In Syndicated Loans Too Some Are More Equal than Others: The More One Lends, the Higher Returns One Gets
In Why Larger Lenders Obtain Higher Returns: Evidence from Sovereign Syndicated Loans (Financial Management, Summer 2011, volume 40, issue 2, pages 427-453, doi: 10.1111/j.1755-053X.2011.01148.x), Issam Hallak (Department of Finance) and Paul Schure (University of Victoria) show that lenders that lend large amounts earn higher margins than those who lend out smaller amounts. They show this using a dataset of sovereign syndicated loans. In a syndicated loan agreement multiple lenders provide funding to a single borrower (in the dataset of Hallak and Schure the borrowers are sovereign borrowers, such as national governments or central banks). Since all lenders deal with the same borrower in a syndicated loan agreement, the risk per dollar lent is the same across all lenders and the percentage return should also be the same. However Hallak and Schure point out that this is not the case and that larger syndicate members earn more than smaller ones. Lenders receive significant signing fees, which are called upfront fees. These signing fees increase in the amount that lenders fund, even when expressed as a percentage of the funding amount. In their sample of syndicated loans contracted by governments in developing countries between 1982 and 2006, the authors find that the gross percentage return obtained by larger lenders is 8.5% higher than that of the smallest lenders in lending syndicates. Their study investigates what is the source of this striking phenomenon. The results reveal that larger lenders earn higher percentage returns because they are expected to step up in case borrowers end up in a liquidity crisis.
The authors test two hypotheses to explain this feature. The first states that large lenders provide services should the sovereign debtor be unable to repay the debt because of a future liquidity shortage (i.e. liquidity risk). The second hypothesis states that borrowers pay a higher return to larger lenders in an attempt to try to deal with fewer lenders in the syndicate. For instance, a smaller number of lenders could make it easier to renew the loan, or facilitate renegotiations in case additional funding were needed. Hallak and Schure also attempt to test a third hypothesis, namely whether banks are special lenders. One reason that banks could be special is a branch of the literature that shows that the banking sector as a whole tends to attract more deposits in cases of shocks to the financial system. In case of shocks borrowers could be in trouble and the banks could use their extra funds to help them out.
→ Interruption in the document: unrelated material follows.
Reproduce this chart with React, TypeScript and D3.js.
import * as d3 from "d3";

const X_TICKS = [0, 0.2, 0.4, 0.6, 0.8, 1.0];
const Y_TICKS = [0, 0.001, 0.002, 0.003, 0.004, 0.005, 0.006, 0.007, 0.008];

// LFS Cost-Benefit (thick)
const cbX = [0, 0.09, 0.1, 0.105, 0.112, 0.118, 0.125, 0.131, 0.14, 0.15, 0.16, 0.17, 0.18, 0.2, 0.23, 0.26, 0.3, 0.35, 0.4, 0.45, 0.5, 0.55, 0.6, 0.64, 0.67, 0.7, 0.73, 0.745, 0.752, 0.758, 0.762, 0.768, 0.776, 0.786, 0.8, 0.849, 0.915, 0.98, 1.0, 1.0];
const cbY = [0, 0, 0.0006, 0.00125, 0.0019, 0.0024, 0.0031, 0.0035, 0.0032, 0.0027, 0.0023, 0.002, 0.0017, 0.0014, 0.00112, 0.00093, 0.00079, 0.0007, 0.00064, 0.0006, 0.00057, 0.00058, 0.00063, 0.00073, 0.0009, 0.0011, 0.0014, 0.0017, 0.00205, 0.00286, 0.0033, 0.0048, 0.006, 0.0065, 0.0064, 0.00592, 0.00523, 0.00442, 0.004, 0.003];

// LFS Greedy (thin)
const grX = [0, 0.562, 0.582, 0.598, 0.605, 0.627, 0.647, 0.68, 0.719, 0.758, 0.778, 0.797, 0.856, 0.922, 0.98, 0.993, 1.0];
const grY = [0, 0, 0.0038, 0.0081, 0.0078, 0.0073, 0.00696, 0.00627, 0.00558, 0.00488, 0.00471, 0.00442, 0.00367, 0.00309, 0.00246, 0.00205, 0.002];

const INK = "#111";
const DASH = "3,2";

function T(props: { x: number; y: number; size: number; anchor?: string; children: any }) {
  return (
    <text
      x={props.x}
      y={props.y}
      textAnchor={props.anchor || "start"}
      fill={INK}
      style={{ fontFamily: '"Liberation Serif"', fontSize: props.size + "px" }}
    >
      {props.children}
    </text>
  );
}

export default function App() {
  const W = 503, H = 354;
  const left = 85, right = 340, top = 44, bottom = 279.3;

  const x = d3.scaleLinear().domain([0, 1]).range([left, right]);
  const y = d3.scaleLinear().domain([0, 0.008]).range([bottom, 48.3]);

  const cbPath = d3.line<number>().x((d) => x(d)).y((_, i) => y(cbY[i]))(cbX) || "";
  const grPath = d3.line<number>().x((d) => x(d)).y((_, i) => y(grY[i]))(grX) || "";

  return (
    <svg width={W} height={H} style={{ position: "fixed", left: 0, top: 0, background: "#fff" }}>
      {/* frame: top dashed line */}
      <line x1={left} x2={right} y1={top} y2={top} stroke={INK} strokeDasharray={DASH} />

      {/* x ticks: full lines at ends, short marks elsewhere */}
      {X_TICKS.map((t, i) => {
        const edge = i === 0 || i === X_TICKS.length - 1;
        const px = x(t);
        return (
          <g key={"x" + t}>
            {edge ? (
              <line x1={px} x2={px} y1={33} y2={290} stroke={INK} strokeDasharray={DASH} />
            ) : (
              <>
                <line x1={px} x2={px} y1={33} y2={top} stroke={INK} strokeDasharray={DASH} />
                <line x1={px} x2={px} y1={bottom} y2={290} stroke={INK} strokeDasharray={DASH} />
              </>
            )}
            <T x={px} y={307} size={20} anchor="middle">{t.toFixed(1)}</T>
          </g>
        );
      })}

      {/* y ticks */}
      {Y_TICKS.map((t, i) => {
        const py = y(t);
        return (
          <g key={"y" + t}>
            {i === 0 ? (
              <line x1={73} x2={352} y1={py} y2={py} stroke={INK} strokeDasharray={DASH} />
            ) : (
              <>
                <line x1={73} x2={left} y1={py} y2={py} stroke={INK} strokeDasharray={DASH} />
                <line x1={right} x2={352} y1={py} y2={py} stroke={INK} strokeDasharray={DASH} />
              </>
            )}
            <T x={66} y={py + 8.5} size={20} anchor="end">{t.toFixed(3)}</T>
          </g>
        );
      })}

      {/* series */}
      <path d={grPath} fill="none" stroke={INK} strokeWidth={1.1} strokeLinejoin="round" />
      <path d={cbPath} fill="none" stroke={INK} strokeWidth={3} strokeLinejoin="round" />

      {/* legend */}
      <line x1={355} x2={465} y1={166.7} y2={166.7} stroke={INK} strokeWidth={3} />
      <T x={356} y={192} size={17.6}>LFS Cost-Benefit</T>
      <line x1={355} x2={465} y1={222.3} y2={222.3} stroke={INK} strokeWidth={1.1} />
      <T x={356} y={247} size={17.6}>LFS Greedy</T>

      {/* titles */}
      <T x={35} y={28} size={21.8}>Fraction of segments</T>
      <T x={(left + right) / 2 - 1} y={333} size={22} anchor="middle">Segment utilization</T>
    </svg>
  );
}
Hallak and Schure adopt a simultaneous equations statistical model. Their analysis rejects the hypothesis that the borrower uses the upfront fee schedule to target a number of lenders. Instead the results show that indicators of borrower's liquidity risk and the distribution of information issues are statistically significant. This is consistent with the hypothesis that large lenders provide services in times of liquidity shortages. They also find that the share of banks among larger lenders results in larger returns for those lenders. This last result is consistent with banks being more capable of providing liquidity services. The authors are yet cautious in the interpretation of the last result as in their sample the average share of banks among large lenders is very high.
The paper is helpful when trying to make sense of the current European sovereign debt crisis, despite of the fact that most of the Euro-denominated sovereign debts are bonds. Several EU governments, including France and Germany, have recently singled out their banks, that is the large holders of Greek debt, to enter in renegotiations. Thus, consistent with Hallak and Schure, the large lenders are currently bearing more than their fair share of the costs associated with the liquidity problems of the Greek government. It is very unlikely, however, that market participants forecasted the possibility of an asymmetric treatment of the large and small lenders when they invested in the Greek debt. For example, the large banks did not ever receive a signing fee. Hallak and Schure would therefore predict that the current state of affairs will probably have a long term effect on the conditions under which banks are willing to invest in future sovereign bond issues.